THE Court of Appeals (CA) has dismissed an 18-year-old infringement case filed by the Filipino-German owner of a textile company against the Philippine Airlines (PAL).
Sabine Koschinger, the complainant, had accused the flag carrier of using her patented “shell designs” on table linens and placemats in its commercial flights without her consent or approval.
But in a 14-page decision penned by Associate Justice Amelita Tolentino, the CA’s 11th Division reversed the ruling of the Makati Regional Trial Court (RTC), which earlier ordered PAL to pay Koschinger P50,000 in damages.
Koschinger is the owner and general manager of Linens International Inc. (LII), which manufactures beddings, tablecloths, quilts, decorative pillows, most of them with embroidery and appliqués.
She claimed that PAL used her patented designs in its commercial flights without her authority.
But the CA agreed with PAL that even before Koschinger applied for a patent on May 31, 1988 for the shell designs, the airline was already using the table linens and placemats with the said designs.
PAL added it purchased the items with the shell design from the Philippine International Trading Corp. (PITC) as early as June 1987, or almost a year before Koschinger filed her design patent application.
The CA noted that under Section 9 of Republic Act 165 or the Patent Law, designs that had been in public use or on sale in the Philippines for more than six months before the application for a patent shall not be considered new or capable of being patented.

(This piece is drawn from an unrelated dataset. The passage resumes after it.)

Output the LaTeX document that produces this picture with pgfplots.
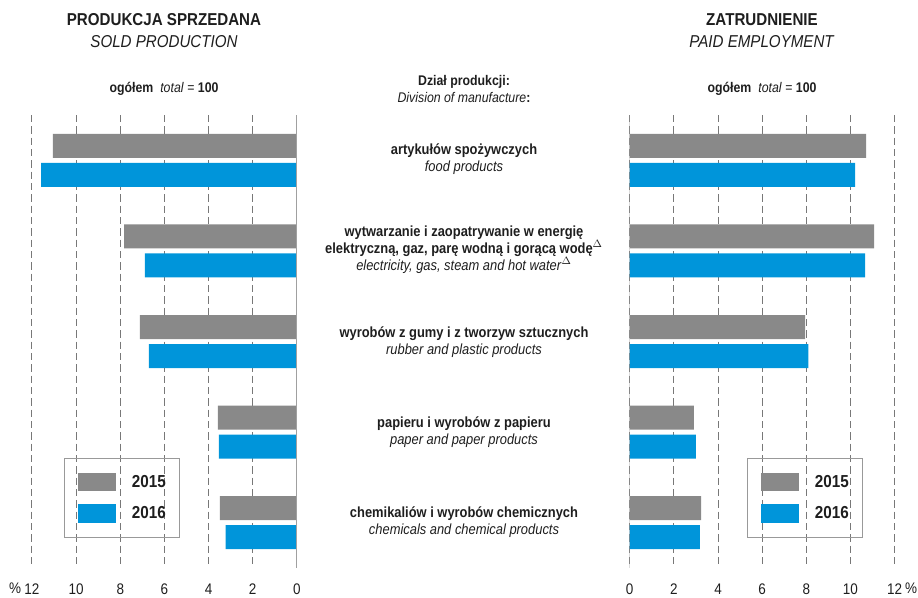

The appeals court also noted that the Makati RTC “should have taken into account the fact that prior to the delivery of the table linens and placemats with the shell designs, they were already offered for sale to the public, otherwise the defendant-appellant could not have placed an order for them.”
There was no evidence that the airline could have been informed of the issuance of a patent for the shell design.
“Since there is no infringement, there is no basis for the award of nominal damages in favor of plaintiff-appellee (Koschinger)… There is no basis for finding that defendant (PAL) acted in a wanton, fraudulent, reckless, oppressive or malevolent manner,” the CA said.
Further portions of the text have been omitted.